Tuesday, June 1, 2010

The power of the written word - even when a teenager speaks

Every summer we send the RAs home with a book to read over the summer, not something terribly heavy, but something that we trust will be useful as they anticipate ministering to a new group of men or women in the residence halls.

This year we sent them home with Do Hard Things: A Teenage Rebellion Against Low Expectations written by teenage twins Alex and Brett Harris.
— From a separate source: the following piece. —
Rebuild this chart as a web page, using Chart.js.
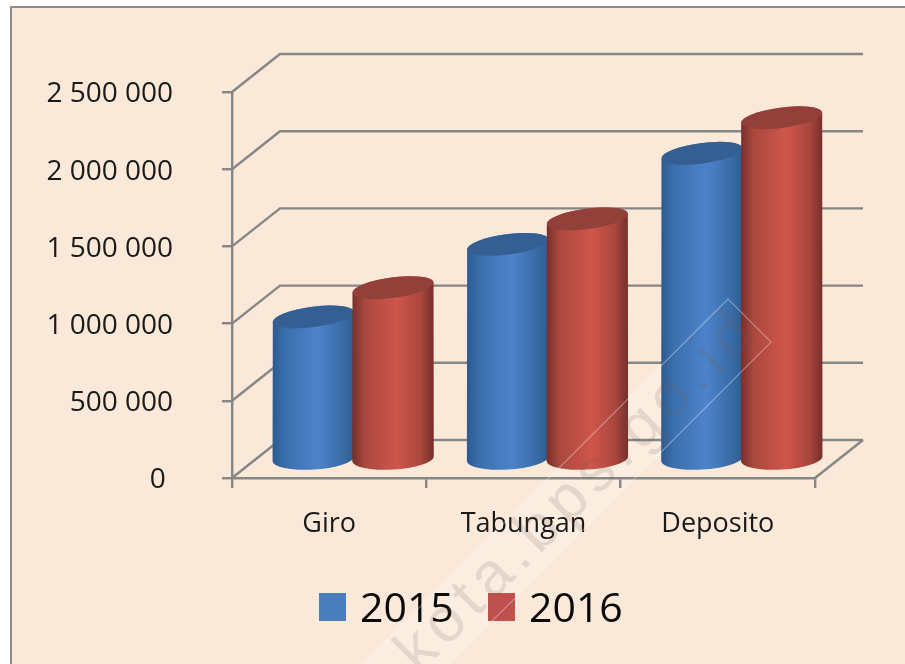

Now I can just imagine the low expectations you might have for this book, but let me warn you, it doesn't matter how old you are, this book is worth the read.  And in case you think I am saying that because it might help you work with teenagers, you are mistaken.

This book will challenge you to consider just how high your own expectations are for your life...and then it will demand that you think about what are you doing about those expectations.  There is a real challenge too, for those of us who say, I am doing my best, so God is happy.

I always struggled with that expression, but I wasn't sure why.  I think it might be because we settle.  We settle for a pretty low "best," and we do little to make our "best" any better.  It becomes an excuse for stunted growth, for failure to thrive.  If I'm doing my best, and God should be satisfied with that, then why should I try to do any better, learn anything more, develop further in any way?

So, right now, I want to buy this book for my grandchildren as well as the RAs, and I would love to sit in a circle of my peers who have read it.  It would be a challenge to work through these chapters and enter into some accountability for rising up out of the mud of the status quo where I find it too comfortable.

Hebrews 10:24 admonishes us to spur one another on to love and good deeds.  This book felt like that an old friend, one who wants to spur me on to greater things for His glory.